§ Short task
Leaving out every picture, quote the data below exactly as it appears.

########################################

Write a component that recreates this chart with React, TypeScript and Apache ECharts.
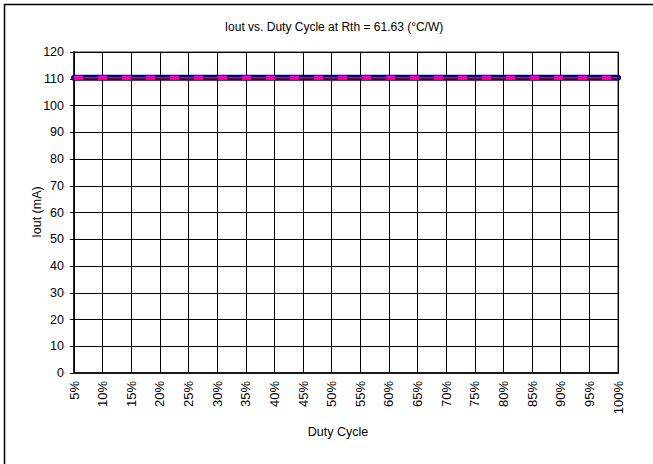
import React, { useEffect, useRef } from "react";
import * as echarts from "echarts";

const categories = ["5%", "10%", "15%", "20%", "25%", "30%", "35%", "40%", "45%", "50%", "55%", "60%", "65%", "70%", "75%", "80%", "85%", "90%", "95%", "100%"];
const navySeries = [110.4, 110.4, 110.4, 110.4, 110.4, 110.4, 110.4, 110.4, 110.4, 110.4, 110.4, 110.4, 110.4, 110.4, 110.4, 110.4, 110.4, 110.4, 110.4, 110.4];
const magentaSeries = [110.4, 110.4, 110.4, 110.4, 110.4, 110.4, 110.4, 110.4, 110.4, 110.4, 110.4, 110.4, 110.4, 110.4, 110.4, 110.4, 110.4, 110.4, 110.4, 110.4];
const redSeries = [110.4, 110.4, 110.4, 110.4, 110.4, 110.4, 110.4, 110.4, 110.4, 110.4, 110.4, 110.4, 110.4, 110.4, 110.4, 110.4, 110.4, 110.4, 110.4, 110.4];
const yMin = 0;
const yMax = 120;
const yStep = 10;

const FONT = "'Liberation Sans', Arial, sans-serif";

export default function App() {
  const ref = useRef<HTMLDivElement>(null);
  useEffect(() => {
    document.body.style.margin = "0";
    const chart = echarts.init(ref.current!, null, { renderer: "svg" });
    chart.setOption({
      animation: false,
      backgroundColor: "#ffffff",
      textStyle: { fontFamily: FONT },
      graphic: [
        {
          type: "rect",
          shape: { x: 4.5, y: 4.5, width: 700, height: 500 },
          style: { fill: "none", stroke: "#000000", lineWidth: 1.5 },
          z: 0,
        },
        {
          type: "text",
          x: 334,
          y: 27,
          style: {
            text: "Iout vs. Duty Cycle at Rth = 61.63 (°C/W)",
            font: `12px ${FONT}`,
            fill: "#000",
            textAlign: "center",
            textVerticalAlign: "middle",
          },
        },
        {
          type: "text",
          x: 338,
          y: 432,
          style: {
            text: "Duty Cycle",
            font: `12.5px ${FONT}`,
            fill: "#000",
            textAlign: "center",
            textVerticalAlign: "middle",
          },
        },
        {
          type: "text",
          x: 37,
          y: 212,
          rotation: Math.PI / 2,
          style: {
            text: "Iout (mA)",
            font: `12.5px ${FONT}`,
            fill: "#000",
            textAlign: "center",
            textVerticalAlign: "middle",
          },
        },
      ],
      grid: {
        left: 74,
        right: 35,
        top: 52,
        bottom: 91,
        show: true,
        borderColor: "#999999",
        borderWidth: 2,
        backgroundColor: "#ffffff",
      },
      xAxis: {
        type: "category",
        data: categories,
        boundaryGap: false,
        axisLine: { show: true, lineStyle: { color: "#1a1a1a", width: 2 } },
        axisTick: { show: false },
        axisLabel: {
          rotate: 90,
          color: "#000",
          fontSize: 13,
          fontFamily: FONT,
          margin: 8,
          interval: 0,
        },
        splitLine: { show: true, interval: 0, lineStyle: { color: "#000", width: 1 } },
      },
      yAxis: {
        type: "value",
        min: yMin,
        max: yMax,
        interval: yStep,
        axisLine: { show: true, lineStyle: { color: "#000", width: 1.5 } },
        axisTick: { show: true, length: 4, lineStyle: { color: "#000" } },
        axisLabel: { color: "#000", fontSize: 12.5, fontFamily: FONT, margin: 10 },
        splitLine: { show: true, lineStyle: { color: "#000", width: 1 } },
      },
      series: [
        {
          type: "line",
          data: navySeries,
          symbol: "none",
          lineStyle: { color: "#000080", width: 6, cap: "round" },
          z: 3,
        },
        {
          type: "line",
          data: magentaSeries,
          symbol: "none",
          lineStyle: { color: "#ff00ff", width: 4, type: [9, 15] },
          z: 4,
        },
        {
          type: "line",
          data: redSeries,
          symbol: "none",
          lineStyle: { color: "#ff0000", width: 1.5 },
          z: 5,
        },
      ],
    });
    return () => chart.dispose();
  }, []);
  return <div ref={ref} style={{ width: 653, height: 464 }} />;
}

########################################

§ Output below
Write a component that recreates this chart with React, TypeScript and Apache ECharts.
import React, { useEffect, useRef } from "react";
import * as echarts from "echarts";

const categories = ["5%", "10%", "15%", "20%", "25%", "30%", "35%", "40%", "45%", "50%", "55%", "60%", "65%", "70%", "75%", "80%", "85%", "90%", "95%", "100%"];
const navySeries = [110.4, 110.4, 110.4, 110.4, 110.4, 110.4, 110.4, 110.4, 110.4, 110.4, 110.4, 110.4, 110.4, 110.4, 110.4, 110.4, 110.4, 110.4, 110.4, 110.4];
const magentaSeries = [110.4, 110.4, 110.4, 110.4, 110.4, 110.4, 110.4, 110.4, 110.4, 110.4, 110.4, 110.4, 110.4, 110.4, 110.4, 110.4, 110.4, 110.4, 110.4, 110.4];
const redSeries = [110.4, 110.4, 110.4, 110.4, 110.4, 110.4, 110.4, 110.4, 110.4, 110.4, 110.4, 110.4, 110.4, 110.4, 110.4, 110.4, 110.4, 110.4, 110.4, 110.4];
const yMin = 0;
const yMax = 120;
const yStep = 10;

const FONT = "'Liberation Sans', Arial, sans-serif";

export default function App() {
  const ref = useRef<HTMLDivElement>(null);
  useEffect(() => {
    document.body.style.margin = "0";
    const chart = echarts.init(ref.current!, null, { renderer: "svg" });
    chart.setOption({
      animation: false,
      backgroundColor: "#ffffff",
      textStyle: { fontFamily: FONT },
      graphic: [
        {
          type: "rect",
          shape: { x: 4.5, y: 4.5, width: 700, height: 500 },
          style: { fill: "none", stroke: "#000000", lineWidth: 1.5 },
          z: 0,
        },
        {
          type: "text",
          x: 334,
          y: 27,
          style: {
            text: "Iout vs. Duty Cycle at Rth = 61.63 (°C/W)",
            font: `12px ${FONT}`,
            fill: "#000",
            textAlign: "center",
            textVerticalAlign: "middle",
          },
        },
        {
          type: "text",
          x: 338,
          y: 432,
          style: {
            text: "Duty Cycle",
            font: `12.5px ${FONT}`,
            fill: "#000",
            textAlign: "center",
            textVerticalAlign: "middle",
          },
        },
        {
          type: "text",
          x: 37,
          y: 212,
          rotation: Math.PI / 2,
          style: {
            text: "Iout (mA)",
            font: `12.5px ${FONT}`,
            fill: "#000",
            textAlign: "center",
            textVerticalAlign: "middle",
          },
        },
      ],
      grid: {
        left: 74,
        right: 35,
        top: 52,
        bottom: 91,
        show: true,
        borderColor: "#999999",
        borderWidth: 2,
        backgroundColor: "#ffffff",
      },
      xAxis: {
        type: "category",
        data: categories,
        boundaryGap: false,
        axisLine: { show: true, lineStyle: { color: "#1a1a1a", width: 2 } },
        axisTick: { show: false },
        axisLabel: {
          rotate: 90,
          color: "#000",
          fontSize: 13,
          fontFamily: FONT,
          margin: 8,
          interval: 0,
        },
        splitLine: { show: true, interval: 0, lineStyle: { color: "#000", width: 1 } },
      },
      yAxis: {
        type: "value",
        min: yMin,
        max: yMax,
        interval: yStep,
        axisLine: { show: true, lineStyle: { color: "#000", width: 1.5 } },
        axisTick: { show: true, length: 4, lineStyle: { color: "#000" } },
        axisLabel: { color: "#000", fontSize: 12.5, fontFamily: FONT, margin: 10 },
        splitLine: { show: true, lineStyle: { color: "#000", width: 1 } },
      },
      series: [
        {
          type: "line",
          data: navySeries,
          symbol: "none",
          lineStyle: { color: "#000080", width: 6, cap: "round" },
          z: 3,
        },
        {
          type: "line",
          data: magentaSeries,
          symbol: "none",
          lineStyle: { color: "#ff00ff", width: 4, type: [9, 15] },
          z: 4,
        },
        {
          type: "line",
          data: redSeries,
          symbol: "none",
          lineStyle: { color: "#ff0000", width: 1.5 },
          z: 5,
        },
      ],
    });
    return () => chart.dispose();
  }, []);
  return <div ref={ref} style={{ width: 653, height: 464 }} />;
}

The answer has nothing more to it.